La Corte di Cassazione, sabato 7 maggio, ha confermato le condanne decise dalla Corte di Appello di Bologna nel Maxi-processo di ‘Ndrangheta “Aemilia”, questa è la definitiva conferma che l’Emilia Romagna è distretto di mafia e che il tessuto economico sociale del nostro territorio è stato colpito dal fenomeno in modo evidente. Dopo che anche la Cassazione si è espressa sul punto, non ci sono più alibi, è lampante che le istituzioni, i privati e la cittadinanza debbano essere consapevoli dei rischi che l’appetito criminale comporta, prima lusinghiero con le sue prede e poi letale. La Giustizia ha fatto il suo corso, ora la Politica deve tenere il passo nelle sedi opportune ed essere all’altezza di un’eredità così pesante ed in grado di costruire un futuro con essa coerente prevenendo ed estirpando il fenomeno con tutti gli strumenti regolamentari e normativi a disposizione.
La pronuncia della Cassazione assume un valore ancora più impattante alla luce dei giorni nei quali è stata emessa, giorni che sono caricati dal pesante ricordo di atti criminali efferati quali l’omicidio Moro e il Mafioso Omicidio di Peppino Impastato che ci ricorda di quanto la mafia fosse diversa e di quanto è stata abile a mutare per continuare a infestare il nostro paese.

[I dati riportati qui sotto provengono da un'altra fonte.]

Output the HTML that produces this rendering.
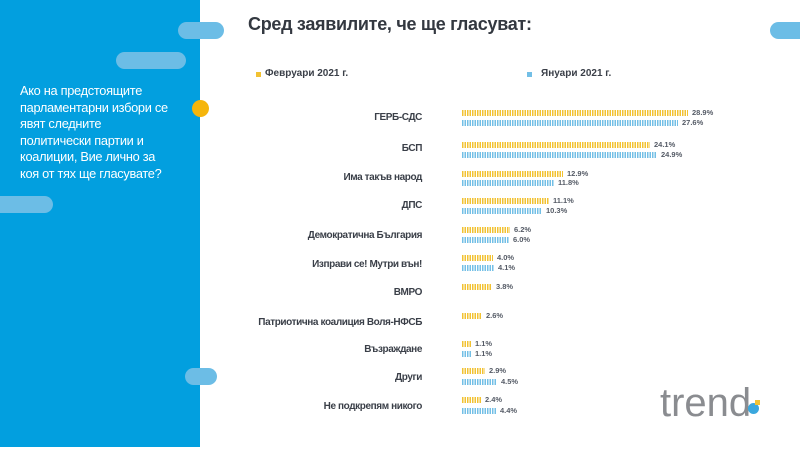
<!DOCTYPE html>
<html><head><meta charset="utf-8"><style>
body{margin:0;width:800px;height:450px;background:#fff;position:relative;overflow:hidden;font-family:"Liberation Sans","DejaVu Sans",sans-serif}
.a{position:absolute}
.pill{position:absolute;background:#6cbde6;border-radius:9px}
.lbl{position:absolute;right:378px;font-size:10px;font-weight:bold;color:#3a3f48;letter-spacing:-0.4px;white-space:nowrap;line-height:10px}
.bf,.bj{position:absolute;left:462px;height:6px}
.bf{background:repeating-linear-gradient(90deg,#f2c232 0 1.5px,#fff 1.5px 2.5px)}
.bj{background:repeating-linear-gradient(90deg,#73bfe6 0 1.5px,#fff 1.5px 2.5px)}
.v{position:absolute;font-size:7.5px;font-weight:bold;color:#555b66;line-height:8px}
</style></head><body>
<div class="a" style="left:0;top:0;width:200px;height:447px;background:#029fdf"></div>
<div class="pill" style="left:178px;top:22px;width:46px;height:17px"></div>
<div class="pill" style="left:116px;top:52px;width:70px;height:17px"></div>
<div class="pill" style="left:-10px;top:196px;width:63px;height:17px"></div>
<div class="pill" style="left:185px;top:368px;width:32px;height:17px"></div>
<div class="pill" style="left:770px;top:22px;width:40px;height:17px"></div>
<div class="a" style="left:192px;top:100px;width:17px;height:17px;border-radius:50%;background:#f5b50c"></div>
<div class="a" style="left:20px;top:83px;width:180px;color:#fff;font-size:12.8px;line-height:16.5px;letter-spacing:-0.3px;white-space:nowrap">Ако на предстоящите<br>парламентарни избори се<br>явят следните<br>политически партии и<br>коалиции, Вие лично за<br>коя от тях ще гласувате?</div>
<div class="a" style="left:248px;top:14px;font-size:18px;font-weight:bold;color:#333840;letter-spacing:-0.3px">Сред заявилите, че ще гласуват:</div>
<div class="a" style="left:256px;top:72px;width:5px;height:5px;background:#f2c232"></div>
<div class="a" style="left:265px;top:68px;font-size:10px;font-weight:bold;color:#3a3f48">Февруари 2021 г.</div>
<div class="a" style="left:527px;top:72px;width:5px;height:5px;background:#73bfe6"></div>
<div class="a" style="left:541px;top:68px;font-size:10px;font-weight:bold;color:#3a3f48">Януари 2021 г.</div>

<div class="lbl" style="top:113px">ГЕРБ-СДС</div>
<div class="bf" style="top:110px;width:226px"></div><div class="v" style="left:692px;top:109px">28.9%</div>
<div class="bj" style="top:120px;width:216px"></div><div class="v" style="left:682px;top:119px">27.6%</div>

<div class="lbl" style="top:144px">БСП</div>
<div class="bf" style="top:142px;width:188px"></div><div class="v" style="left:654px;top:141px">24.1%</div>
<div class="bj" style="top:152px;width:195px"></div><div class="v" style="left:661px;top:151px">24.9%</div>

<div class="lbl" style="top:173px">Има такъв народ</div>
<div class="bf" style="top:171px;width:101px"></div><div class="v" style="left:567px;top:170px">12.9%</div>
<div class="bj" style="top:180px;width:92px"></div><div class="v" style="left:558px;top:179px">11.8%</div>

<div class="lbl" style="top:201px">ДПС</div>
<div class="bf" style="top:198px;width:87px"></div><div class="v" style="left:553px;top:197px">11.1%</div>
<div class="bj" style="top:208px;width:80px"></div><div class="v" style="left:546px;top:207px">10.3%</div>

<div class="lbl" style="top:231px">Демократична България</div>
<div class="bf" style="top:227px;width:48px"></div><div class="v" style="left:514px;top:226px">6.2%</div>
<div class="bj" style="top:237px;width:47px"></div><div class="v" style="left:513px;top:236px">6.0%</div>

<div class="lbl" style="top:260px">Изправи се! Мутри вън!</div>
<div class="bf" style="top:255px;width:31px"></div><div class="v" style="left:497px;top:254px">4.0%</div>
<div class="bj" style="top:265px;width:32px"></div><div class="v" style="left:498px;top:264px">4.1%</div>

<div class="lbl" style="top:288px">ВМРО</div>
<div class="bf" style="top:284px;width:30px"></div><div class="v" style="left:496px;top:283px">3.8%</div>

<div class="lbl" style="top:318px">Патриотична коалиция Воля-НФСБ</div>
<div class="bf" style="top:313px;width:20px"></div><div class="v" style="left:486px;top:312px">2.6%</div>

<div class="lbl" style="top:345px">Възраждане</div>
<div class="bf" style="top:341px;width:9px"></div><div class="v" style="left:475px;top:340px">1.1%</div>
<div class="bj" style="top:351px;width:9px"></div><div class="v" style="left:475px;top:350px">1.1%</div>

<div class="lbl" style="top:373px">Други</div>
<div class="bf" style="top:368px;width:23px"></div><div class="v" style="left:489px;top:367px">2.9%</div>
<div class="bj" style="top:379px;width:35px"></div><div class="v" style="left:501px;top:378px">4.5%</div>

<div class="lbl" style="top:402px">Не подкрепям никого</div>
<div class="bf" style="top:397px;width:19px"></div><div class="v" style="left:485px;top:396px">2.4%</div>
<div class="bj" style="top:408px;width:34px"></div><div class="v" style="left:500px;top:407px">4.4%</div>

<div class="a" style="left:660px;top:381px;font-size:40px;color:#8a8c90;letter-spacing:0px;line-height:44px">trend</div>
<div class="a" style="left:748px;top:403px;width:11px;height:11px;border-radius:50%;background:#3aa7dd"></div>
<div class="a" style="left:755px;top:400px;width:5px;height:5px;background:#f2c232"></div>
</body></html>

Commemorare Peppino Impastato non è solo un esercizio di memoria ma a mio parere è una prima risposta a quelli che sono i doveri che come società civile dobbiamo assumerci per resistere alle infiltrazioni mafiose, in primis aprire una riflessione profonda sulla libertà di espressione, che Impastato ha saputo nobilitare e che oggi pare un diritto sciapo e non all’altezza del ruolo che dovrebbe ricoprire. La parola che in passato era molto più vista come una conquista e uno strumento di lotta, oggi è prostituita o a fotocopiate analisi sui giornali e sui canali di informazione convenzionali o a sbraitati commenti opinionistici sui social. In questa frattura scomposta delle manifestazioni del pensiero l’unico risultato è una frenetica disattenzione che allontana dalla complessità dei fenomeni che caratterizzano il presente, tra cui certamente la criminalità organizzata.
E allora guardo con nostalgia agli anni ’70, a Radio Partinico Libera di Danilo Dolci che con la frase “si marcisce di chiacchiere e di ingiustizie mentre la Sicilia muore” ruppe il monopolio RAI, guardo con nostalgia Radio AUT di Impastato che sapeva dare peso alla satira riempendola di denunce, guardo con affetto alla tradizione della nostra città che ha ospitato molte Radio libere, da Radio Città, ora “città Fujiko”, all’incredibile esperienza di Radio Alice che dava voce a chi non aveva voce, che mescolava le istanze politiche a pratiche artistiche, a Radio Città del Capo, dai cui microfoni ho avuto la fortuna di parlare prima che interrompesse le trasmissioni.
La nascita frequentissima di Radio Libere fece riflettere sul valore della parola, dichiarò la fine di una piatta informazione monopolista. Oggi siamo arrivati all’estremo opposto ugualmente piatto, nella sua confusione, siamo di nuovo ad un punto di partenza. La mia speranza è che una nuova fase di analisi della parola possa esplodere, con percorsi autorevoli che sappiano emergere. Con fiducia, prima da protagonista, ora da amministratore, vedo che si stanno diffondendo pratiche e realtà che fondono arte, informazione e politica, nelle quali il principio della libertà di espressione riassume un peso, spesso sono i giovani a guidarle sotto forma di web radio, riviste online e cartacee, nella stessa vicenda di “Aemilia” la voce libera di un gruppo di studenti e studentesse, “cortocircuito” è stata presa in considerazione negli elementi probatori del processo.
Credo che Bologna possa diventare interprete e riferimento di nuovi metodi comunicativi e di approfondimento e che possa ospitare questa riflessione magari estendendola alla Regione e a tutta Italia.
Per questo richiederò un UC sul tema per saggiare lo stato di salute delle nuove esperienze di informazione, produzione artistica e culturale a Bologna. Per fare questo chiedo anche l’aiuto dei colleghi consiglieri e consigliere che volessero dare un contributo.
Ricostruire la responsabilità e il potere delle forme di espressione penso sia fondamentale per strutturare una risposta ai fenomeni di disgregazione sociale ai quali la mafia pienamente appartiene.